I would certainly like to praise music with all my heart as the excellent gift of God which it is and to commend it to everyone. . . . Next to the Word of God, music deserves the highest praise. She is a mistress and governess of those human emotions—to pass over the animals—which as masters govern men or more often overwhelm them. No greater commendation than this can be found—at least not by us. For whether you wish to comfort the sad, to terrify the happy, to encourage the despairing, to humble the proud, to calm the passionate, or to appease those full of hate—and who could number all these masters of the human heart, namely, the emotions, inclinations, and affections that impel men to evil or good?—what more effective means than music could you find? The Holy Ghost himself honors her as an instrument for his proper work when in his Holy Scriptures he asserts that through her his gifts were instilled in the prophets, namely, the inclination to all virtues, as can be seen in Elisha [II Kings 3:15]. On the other hand, she serves to cast out Satan, the instigator of all sins, as is shown in Saul, the king of Israel [I Sam. 16:23].

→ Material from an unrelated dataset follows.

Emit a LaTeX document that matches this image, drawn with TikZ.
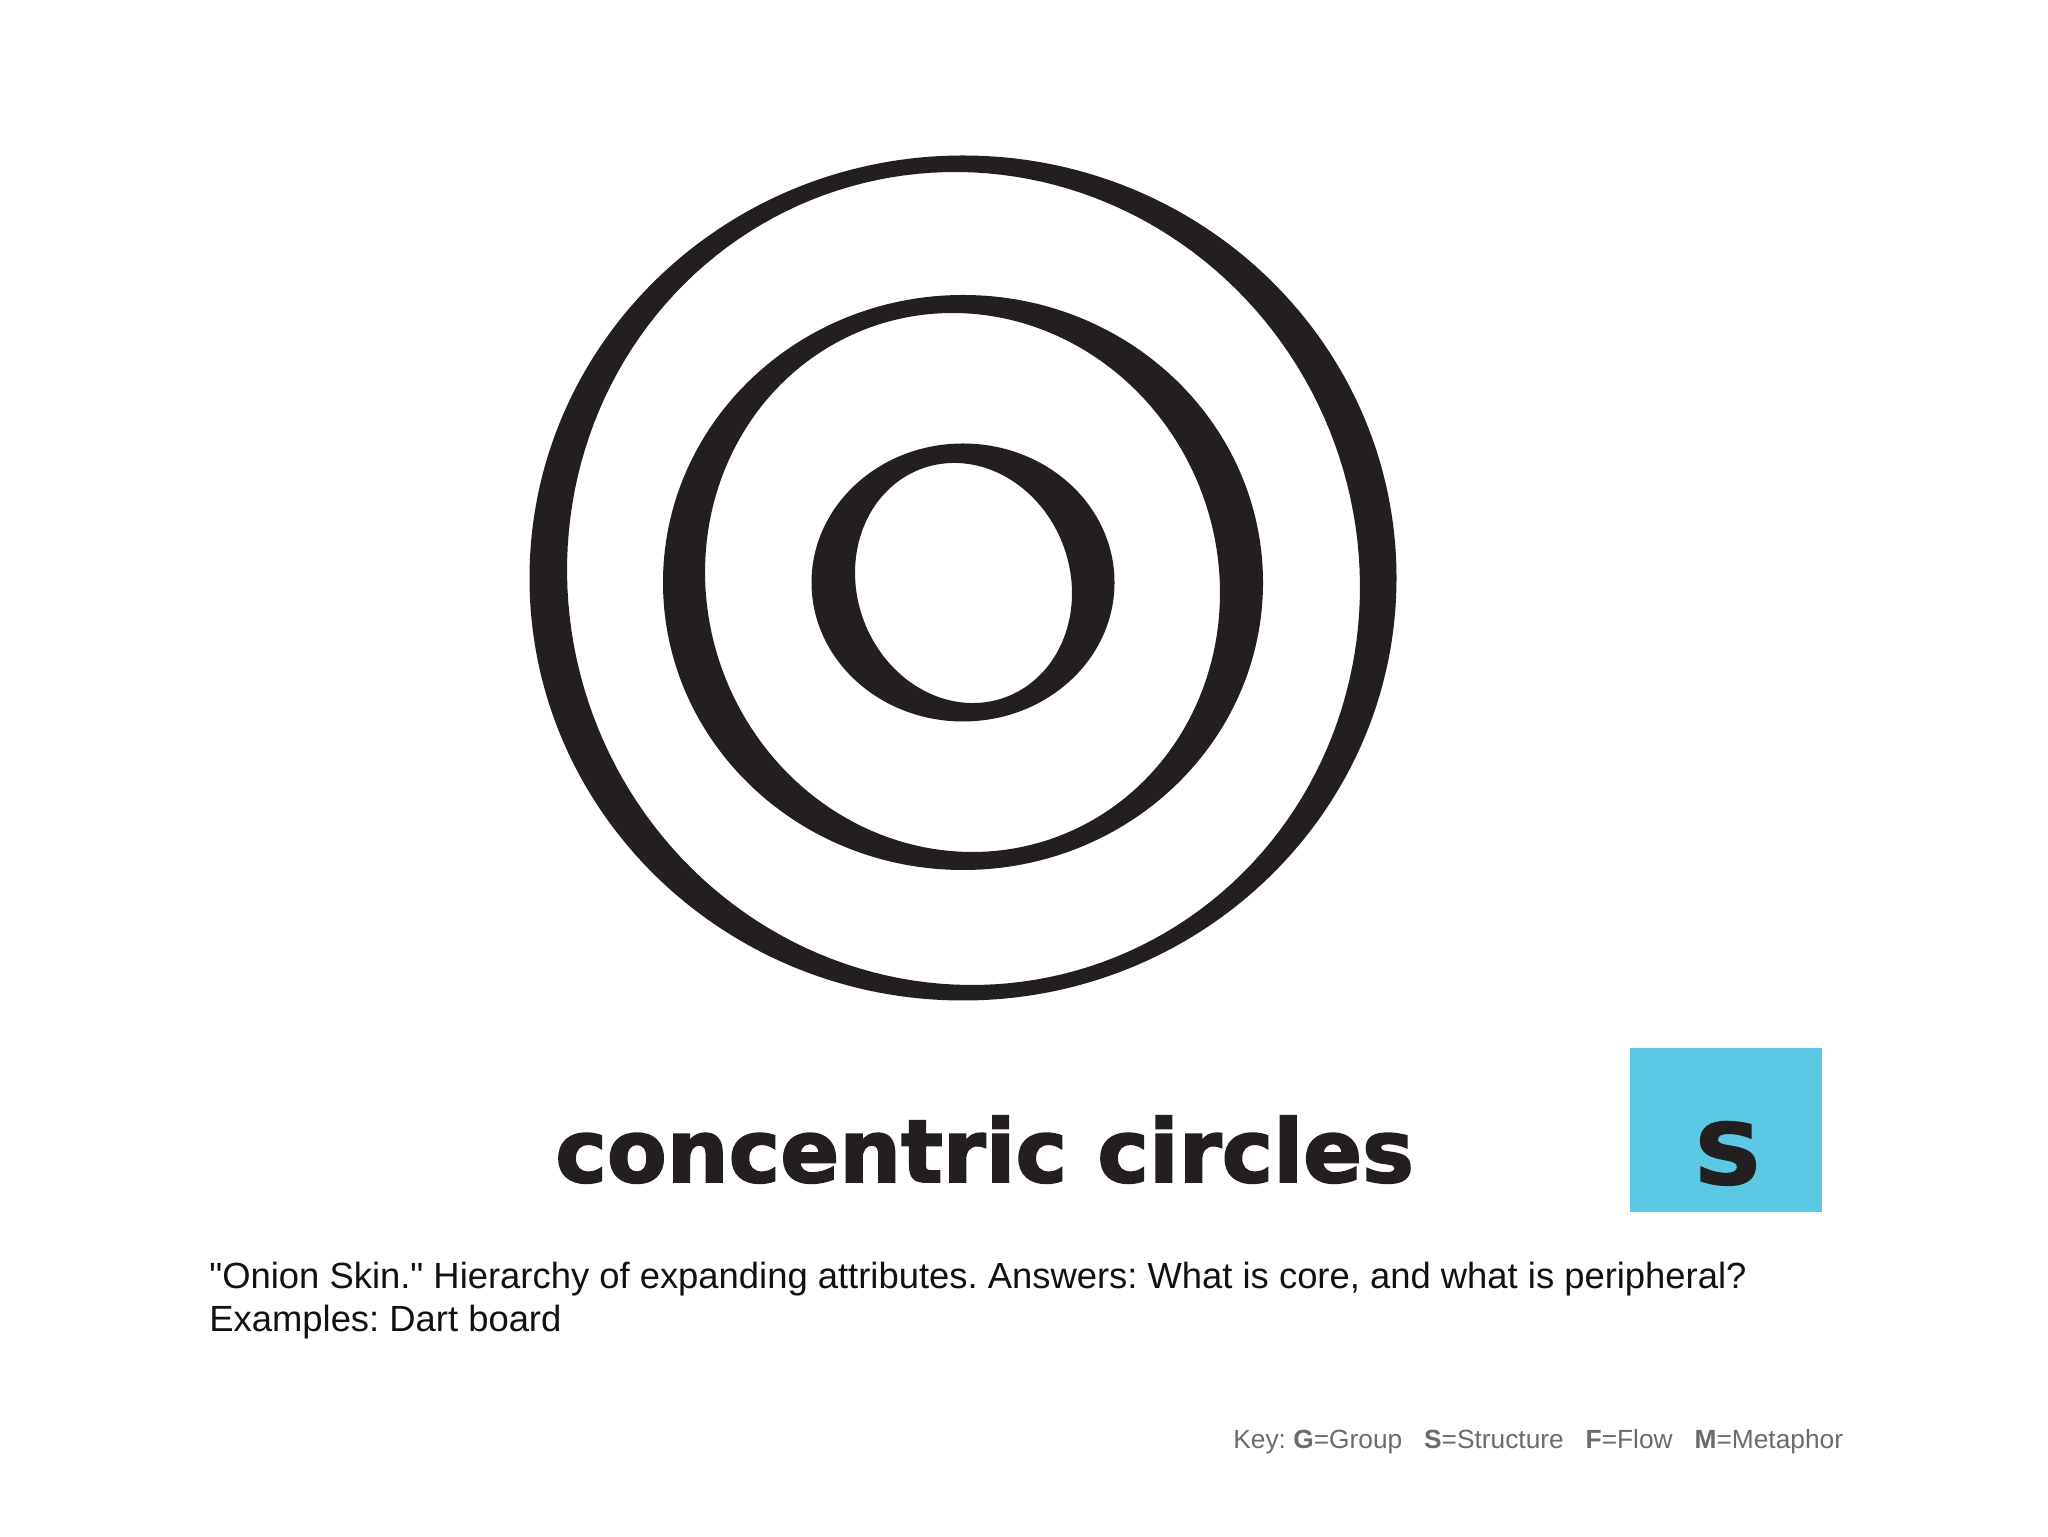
\documentclass[tikz,border=0pt]{standalone}
\usepackage{fontspec}
\setmainfont{Liberation Sans}[Ligatures=TeXOff]
\newfontfamily\heavyfont[FakeBold=2.2]{DejaVu Sans Bold}
\definecolor{ink}{HTML}{231F20}
\definecolor{boxcyan}{HTML}{5BC8E4}
\definecolor{keygray}{HTML}{6B6B6B}
\definecolor{bodyink}{HTML}{111111}
\frenchspacing
\newcommand\onionring[9]{%
  \fill[ring] (#1,#2) ellipse [x radius=#3, y radius=#4]
    plot[domain=0:360, samples=181, variable=\t]
      ({#5 + #7*cos(\t)*cos(#9) - #8*sin(\t)*sin(#9)},
       {#6 + #7*cos(\t)*sin(#9) + #8*sin(\t)*cos(#9)}) -- cycle;}
\begin{document}
\begin{tikzpicture}[x=0.5pt,y=0.5pt,
  ring/.style={fill=ink, even odd rule},
  titletext/.style={inner sep=0pt, anchor=base west, text=ink,
    font=\heavyfont\fontsize{43.5pt}{50pt}\selectfont},
  bodytext/.style={inner sep=0pt, anchor=base west, text=bodyink,
    font=\fontsize{18.2pt}{21.5pt}\selectfont},
  keytext/.style={inner sep=0pt, anchor=base west, text=keygray,
    font=\fontsize{13.15pt}{16pt}\selectfont},
  catbox/.style={fill=boxcyan, inner sep=0pt, minimum width=96pt, minimum height=82pt},
  catletter/.style={inner sep=0pt, anchor=base, text=ink,
    font=\heavyfont\fontsize{42pt}{48pt}\selectfont}]
\useasboundingbox (0,0) rectangle (2048,1536);
\fill[white] (0,0) rectangle (2048,1536);
% rings (outer ellipse, rotated inner hole)
\onionring{963}{958}{433.5}{422.5}{963.5}{957.5}{394.9}{408.0}{20}
\onionring{963}{953.5}{300}{287.5}{962.5}{953.5}{255.6}{271.3}{20}
\onionring{963}{953.5}{151.5}{139}{963.5}{953}{106.6}{121.7}{20}
% title
\node[titletext] (title) at (555,354) {concentric circles};
% category box
\node[catbox] (sbox) at (1726,406) {};
\node[catletter, xscale=1.12] (sletter) at (1728,352) {S};
% description
\node[bodytext] (desca) at (209,248) {"Onion Skin." Hierarchy of expanding attributes. Answers: What is core, and what is peripheral?};
\node[bodytext] (descb) at (209,205) {Examples: Dart board};
% key
\node[keytext] (keyline) at (1233,88) {Key: \textbf{G}=Group\hspace{0.834em}\textbf{S}=Structure\hspace{0.834em}\textbf{F}=Flow\hspace{0.834em}\textbf{M}=Metaphor};
\end{tikzpicture}
\end{document}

Thus it was not without reason that the fathers and prophets wanted nothing else to be associated as closely with the Word of God as music. Therefore, we have so many hymns and Psalms where message and music join to move the listener’s soul, while in other living beings and [sounding] bodies music remains a language without words. After all, the gift of language combined with the gift of song was only given to man to let him know that he should praise God with both word and music, namely, by proclaiming [the Word of God] through music and by providing sweet melodies with words.